魏文冷冷地撥動輪椅上的輪子,自顧自地滑出了病房。他一直高燒不退,王東紅讓他轉院回省城治療,有更好的專家和醫療條件,他也不肯,現在,他似乎也沒什麼好留戀的了。
他自己也沒法很好地剖析自己的想法。他對冉冉,本來是要相忘於江湖的,可是,當他的掛職鍛鍊可以到她在城市的時候,他鬼使神差地選擇了那個地點。
見到了她,他還是沒法判斷,自己究竟是還愛着她,還是恨要多一些?可是,當在洪水中看到她消失在水中,腦後的頭髮打了個璇兒就很快被水吞沒了,他居然有了種自己也不想活了的驚悚想法。當時他毫不猶豫地就跳入了水中。
水裡的雜物太多,完全看不到東西。他就憑着自己最後看到她消失的那一點點直覺,徑直地衝着那個方向遊了過去,不斷地有說不清道不明的東西劃過他的身體,手指由於四處劃拉,似乎被東西刺破了,他全然不顧。直到他伸手摸到了她的腳踝。
心在那一瞬間,就忽然變踏實了。不管怎麼樣,只要在一起,是死是活,都能讓他很坦然了。
當然,他還是盡了最大的努力,帶着她往上浮。他不知道,她落入水中的時候,肩頭被房樑打中,而她一頭撞在了水下的一塊石頭上,所以暈了過去。她那毫無生氣的樣子,讓他更加着急。怎麼努力也到不了的水面,似乎要耗盡他的全部力氣….
在感覺肺都快要炸了一般後,他也沒鬆開她。

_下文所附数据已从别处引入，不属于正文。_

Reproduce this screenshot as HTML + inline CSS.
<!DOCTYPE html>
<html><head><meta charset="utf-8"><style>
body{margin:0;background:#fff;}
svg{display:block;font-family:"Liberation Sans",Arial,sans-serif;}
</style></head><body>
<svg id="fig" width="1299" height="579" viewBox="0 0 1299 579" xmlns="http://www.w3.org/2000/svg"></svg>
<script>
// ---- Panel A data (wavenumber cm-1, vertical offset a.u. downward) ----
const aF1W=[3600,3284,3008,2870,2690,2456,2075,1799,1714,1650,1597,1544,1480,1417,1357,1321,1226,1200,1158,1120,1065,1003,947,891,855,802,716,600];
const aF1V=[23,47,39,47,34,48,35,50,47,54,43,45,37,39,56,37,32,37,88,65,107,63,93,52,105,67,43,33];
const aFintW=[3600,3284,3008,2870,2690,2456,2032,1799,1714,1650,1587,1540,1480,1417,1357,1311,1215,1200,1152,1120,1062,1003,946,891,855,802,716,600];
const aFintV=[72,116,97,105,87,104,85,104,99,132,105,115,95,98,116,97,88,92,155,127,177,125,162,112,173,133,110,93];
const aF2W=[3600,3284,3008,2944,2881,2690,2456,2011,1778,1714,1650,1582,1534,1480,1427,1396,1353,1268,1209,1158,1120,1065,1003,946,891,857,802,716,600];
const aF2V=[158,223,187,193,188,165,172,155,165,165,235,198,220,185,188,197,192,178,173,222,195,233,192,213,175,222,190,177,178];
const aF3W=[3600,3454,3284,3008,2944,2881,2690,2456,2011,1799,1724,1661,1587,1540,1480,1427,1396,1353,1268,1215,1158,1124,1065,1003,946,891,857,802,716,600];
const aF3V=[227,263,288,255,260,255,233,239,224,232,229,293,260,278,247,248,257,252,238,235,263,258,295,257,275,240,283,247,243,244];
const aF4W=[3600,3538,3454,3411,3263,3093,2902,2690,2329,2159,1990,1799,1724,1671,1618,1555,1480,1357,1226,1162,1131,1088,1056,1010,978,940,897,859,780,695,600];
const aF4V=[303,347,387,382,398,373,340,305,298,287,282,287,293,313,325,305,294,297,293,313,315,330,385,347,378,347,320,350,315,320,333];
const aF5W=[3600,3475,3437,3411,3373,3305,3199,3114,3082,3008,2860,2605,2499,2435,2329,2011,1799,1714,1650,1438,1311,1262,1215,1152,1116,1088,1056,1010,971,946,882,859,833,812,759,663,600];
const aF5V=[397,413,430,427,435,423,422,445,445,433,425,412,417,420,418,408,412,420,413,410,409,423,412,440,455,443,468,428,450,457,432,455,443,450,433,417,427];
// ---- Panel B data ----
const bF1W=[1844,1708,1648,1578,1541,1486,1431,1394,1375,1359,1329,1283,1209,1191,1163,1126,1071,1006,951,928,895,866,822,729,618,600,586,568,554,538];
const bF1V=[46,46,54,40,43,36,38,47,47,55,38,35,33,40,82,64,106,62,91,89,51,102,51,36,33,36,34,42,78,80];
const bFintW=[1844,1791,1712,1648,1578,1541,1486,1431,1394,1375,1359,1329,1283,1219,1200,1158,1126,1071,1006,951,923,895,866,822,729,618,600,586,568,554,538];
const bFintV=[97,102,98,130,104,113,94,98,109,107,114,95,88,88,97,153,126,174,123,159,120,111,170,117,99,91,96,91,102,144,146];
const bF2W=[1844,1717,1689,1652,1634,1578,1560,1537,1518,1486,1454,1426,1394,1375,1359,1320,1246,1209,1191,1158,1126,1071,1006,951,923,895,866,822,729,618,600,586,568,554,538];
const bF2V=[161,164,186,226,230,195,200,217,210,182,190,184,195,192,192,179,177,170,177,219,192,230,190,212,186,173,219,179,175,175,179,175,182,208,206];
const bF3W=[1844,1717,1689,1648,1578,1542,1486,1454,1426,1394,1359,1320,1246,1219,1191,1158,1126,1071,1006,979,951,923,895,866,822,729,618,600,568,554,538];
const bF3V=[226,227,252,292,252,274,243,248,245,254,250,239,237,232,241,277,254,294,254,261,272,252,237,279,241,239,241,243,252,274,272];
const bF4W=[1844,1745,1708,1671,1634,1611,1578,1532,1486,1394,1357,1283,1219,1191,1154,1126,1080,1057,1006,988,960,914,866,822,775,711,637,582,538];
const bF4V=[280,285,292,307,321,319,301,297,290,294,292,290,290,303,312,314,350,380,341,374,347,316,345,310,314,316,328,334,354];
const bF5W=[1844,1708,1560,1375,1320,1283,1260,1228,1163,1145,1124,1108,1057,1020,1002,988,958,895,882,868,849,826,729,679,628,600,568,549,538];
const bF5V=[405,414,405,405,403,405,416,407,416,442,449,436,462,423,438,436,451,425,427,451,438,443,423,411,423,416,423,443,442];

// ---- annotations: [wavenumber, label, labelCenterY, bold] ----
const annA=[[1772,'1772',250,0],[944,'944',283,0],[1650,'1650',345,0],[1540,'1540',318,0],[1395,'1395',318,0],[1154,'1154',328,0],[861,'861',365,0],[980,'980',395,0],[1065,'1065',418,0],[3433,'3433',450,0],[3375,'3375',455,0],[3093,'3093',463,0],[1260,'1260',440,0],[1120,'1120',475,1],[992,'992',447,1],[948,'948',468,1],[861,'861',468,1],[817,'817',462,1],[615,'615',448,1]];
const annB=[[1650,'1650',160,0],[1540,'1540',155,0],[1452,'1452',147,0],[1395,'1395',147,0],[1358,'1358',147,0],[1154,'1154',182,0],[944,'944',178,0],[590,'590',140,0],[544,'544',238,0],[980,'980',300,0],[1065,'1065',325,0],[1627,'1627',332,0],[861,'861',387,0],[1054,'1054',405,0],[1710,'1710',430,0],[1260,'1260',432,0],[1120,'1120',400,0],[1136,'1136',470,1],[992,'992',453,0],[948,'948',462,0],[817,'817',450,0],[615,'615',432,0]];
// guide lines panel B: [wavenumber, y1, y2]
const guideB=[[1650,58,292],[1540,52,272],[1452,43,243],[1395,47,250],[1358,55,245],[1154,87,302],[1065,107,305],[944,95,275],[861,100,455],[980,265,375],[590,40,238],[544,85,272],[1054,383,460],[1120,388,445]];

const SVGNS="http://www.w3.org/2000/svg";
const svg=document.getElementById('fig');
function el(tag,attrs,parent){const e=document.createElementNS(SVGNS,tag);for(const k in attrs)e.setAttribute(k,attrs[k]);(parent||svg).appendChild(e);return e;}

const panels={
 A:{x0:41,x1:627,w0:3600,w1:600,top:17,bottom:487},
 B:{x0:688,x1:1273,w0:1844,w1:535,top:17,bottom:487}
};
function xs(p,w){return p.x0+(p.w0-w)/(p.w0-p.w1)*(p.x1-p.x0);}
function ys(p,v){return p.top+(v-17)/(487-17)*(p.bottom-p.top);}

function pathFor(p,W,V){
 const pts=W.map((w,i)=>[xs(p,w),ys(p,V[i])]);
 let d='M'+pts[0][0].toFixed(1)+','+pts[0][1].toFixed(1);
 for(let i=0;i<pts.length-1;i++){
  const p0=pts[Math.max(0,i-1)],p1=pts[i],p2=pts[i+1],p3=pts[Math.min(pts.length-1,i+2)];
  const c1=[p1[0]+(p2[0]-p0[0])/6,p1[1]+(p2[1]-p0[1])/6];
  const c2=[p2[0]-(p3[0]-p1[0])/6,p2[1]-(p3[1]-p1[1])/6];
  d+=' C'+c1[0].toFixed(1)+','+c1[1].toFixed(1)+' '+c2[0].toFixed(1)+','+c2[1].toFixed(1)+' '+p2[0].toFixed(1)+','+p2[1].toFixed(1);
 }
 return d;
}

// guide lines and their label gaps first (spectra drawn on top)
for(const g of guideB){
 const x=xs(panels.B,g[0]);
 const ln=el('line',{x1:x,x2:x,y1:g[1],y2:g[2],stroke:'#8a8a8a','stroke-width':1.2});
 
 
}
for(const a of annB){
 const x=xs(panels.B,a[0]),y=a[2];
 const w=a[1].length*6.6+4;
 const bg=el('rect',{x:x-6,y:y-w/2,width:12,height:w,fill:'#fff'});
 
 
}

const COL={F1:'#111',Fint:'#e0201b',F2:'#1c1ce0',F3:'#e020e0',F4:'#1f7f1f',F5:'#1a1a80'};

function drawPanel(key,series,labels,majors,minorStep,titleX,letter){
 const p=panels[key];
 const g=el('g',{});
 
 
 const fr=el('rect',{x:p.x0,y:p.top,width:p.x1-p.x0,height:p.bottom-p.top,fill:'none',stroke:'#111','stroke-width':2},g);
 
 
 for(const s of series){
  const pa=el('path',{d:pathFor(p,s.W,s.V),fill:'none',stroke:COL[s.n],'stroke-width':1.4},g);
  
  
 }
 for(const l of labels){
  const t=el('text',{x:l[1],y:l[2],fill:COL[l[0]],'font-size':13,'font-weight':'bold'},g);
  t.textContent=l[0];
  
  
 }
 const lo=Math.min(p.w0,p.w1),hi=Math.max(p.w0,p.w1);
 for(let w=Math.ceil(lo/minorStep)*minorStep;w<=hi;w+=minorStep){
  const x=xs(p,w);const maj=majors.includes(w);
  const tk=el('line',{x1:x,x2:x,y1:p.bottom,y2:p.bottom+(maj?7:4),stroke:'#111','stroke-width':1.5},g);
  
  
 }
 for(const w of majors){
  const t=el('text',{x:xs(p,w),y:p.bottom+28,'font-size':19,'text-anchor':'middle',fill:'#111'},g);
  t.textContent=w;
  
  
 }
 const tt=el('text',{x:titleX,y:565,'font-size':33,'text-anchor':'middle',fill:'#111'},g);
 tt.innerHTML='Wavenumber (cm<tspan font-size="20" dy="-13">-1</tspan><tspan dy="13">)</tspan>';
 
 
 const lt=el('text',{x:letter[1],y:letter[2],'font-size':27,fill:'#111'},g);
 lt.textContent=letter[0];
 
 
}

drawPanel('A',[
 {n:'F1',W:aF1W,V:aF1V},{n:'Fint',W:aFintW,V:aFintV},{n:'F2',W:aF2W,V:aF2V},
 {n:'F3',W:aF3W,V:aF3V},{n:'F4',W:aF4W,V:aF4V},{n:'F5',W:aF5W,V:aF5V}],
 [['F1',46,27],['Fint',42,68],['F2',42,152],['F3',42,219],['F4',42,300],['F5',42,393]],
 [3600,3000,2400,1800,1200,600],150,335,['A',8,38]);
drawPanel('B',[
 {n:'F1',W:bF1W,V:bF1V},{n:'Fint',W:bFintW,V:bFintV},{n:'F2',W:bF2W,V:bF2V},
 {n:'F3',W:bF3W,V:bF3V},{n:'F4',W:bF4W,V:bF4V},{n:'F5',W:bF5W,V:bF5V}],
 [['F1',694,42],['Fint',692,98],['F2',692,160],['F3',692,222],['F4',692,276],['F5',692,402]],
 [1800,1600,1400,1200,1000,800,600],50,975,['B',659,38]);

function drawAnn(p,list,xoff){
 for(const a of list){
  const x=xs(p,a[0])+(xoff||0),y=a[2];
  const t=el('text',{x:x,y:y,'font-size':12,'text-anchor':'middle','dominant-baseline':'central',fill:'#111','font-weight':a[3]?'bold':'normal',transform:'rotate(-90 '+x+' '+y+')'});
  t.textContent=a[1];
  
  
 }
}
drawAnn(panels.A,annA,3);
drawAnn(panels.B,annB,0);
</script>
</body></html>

他清楚,如果這一鬆手,也許就再也見不着了。他最終還是沒憋住,一連嗆了好多口水。喉嚨裡熱辣辣的感覺。他想也許他和她的世界末日到了。
事實上,還沒有,那些消防官兵七手八腳地把兩個糾纏在一起的兩個人,拉上了船。魏文已經意識模糊,可卻死死抱住冉冉,怎麼也不鬆手。最後有人不斷地在他耳邊和他說話,告訴他已經安全,他終於頹然地清醒過來。鬆開雙手。他才意識到已經不能動彈,或者說連動動手指的力氣都沒有了。也不能說話,就眼睜睜地看着他們把她送上岸,在救護車上,他就躺在她的身邊,看着醫生們在他們身邊忙碌着。腦海中已經一片空白,可卻呆呆地本能地關注着她,似乎目光離開一會兒,她就會消失了。

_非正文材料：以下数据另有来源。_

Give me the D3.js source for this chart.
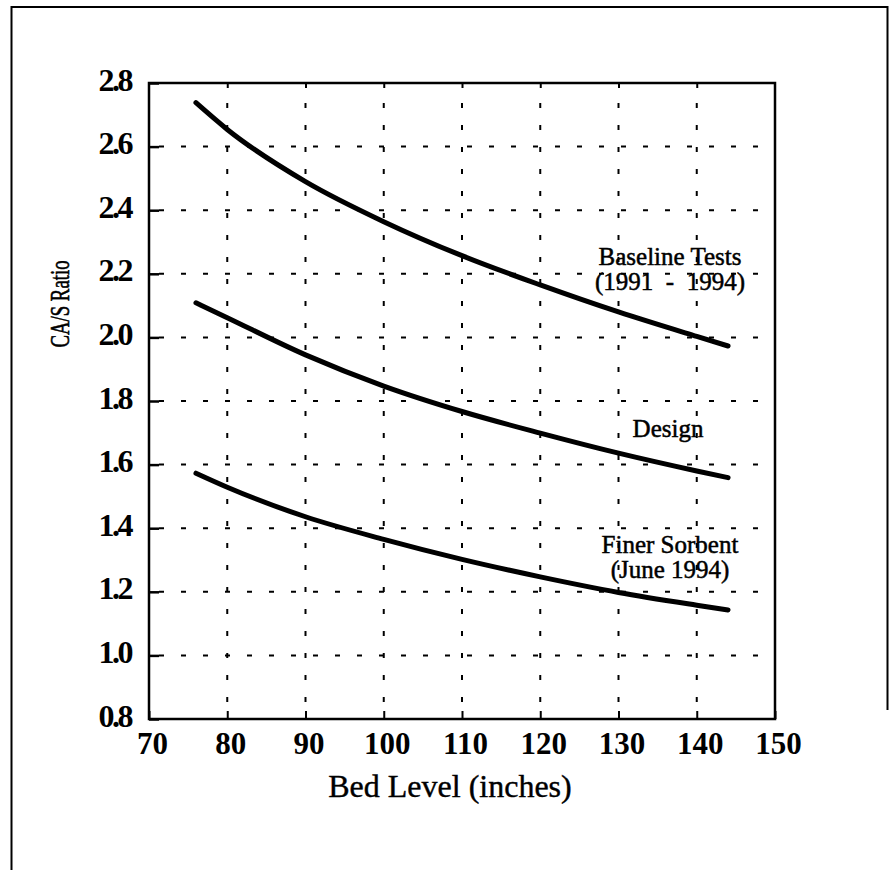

晚上,他發起高燒來,冉冉只是肩膀和腦袋受了傷,倒是他,吸入式肺炎!不過她的昏迷不醒也讓他很擔心。聽說她醒了,他不顧母親阻攔,扒下正在打着的吊針,執意要來看她。他已經雙腳虛浮,只好坐着輪椅過來。他已經想好了只要她活着,那就好,爲什麼老是要把自己活在過去裡呢?他甚至想了劫後餘生要和她說的話。
可是她和她的青梅竹馬那卿卿我我的甜蜜樣子,就像是種在他心口的一片荊棘,瘋狂地生長起來,刺痛着他,那荊棘也順着他的舌頭,毫不留情地把她刺得遍體鱗傷。 
她傷得重,他感同身受。也痛。
病房裡,剛纔藉口離開的寧木之折了回來。看着飲泣的冉冉,無聲地遞給她了一張紙巾。
冉冉撲到了他的懷裡,高高低低的抽泣聲,刺痛了他的心,可她說出的話,卻讓他震驚了,她說:“寧大哥,你娶了我吧。”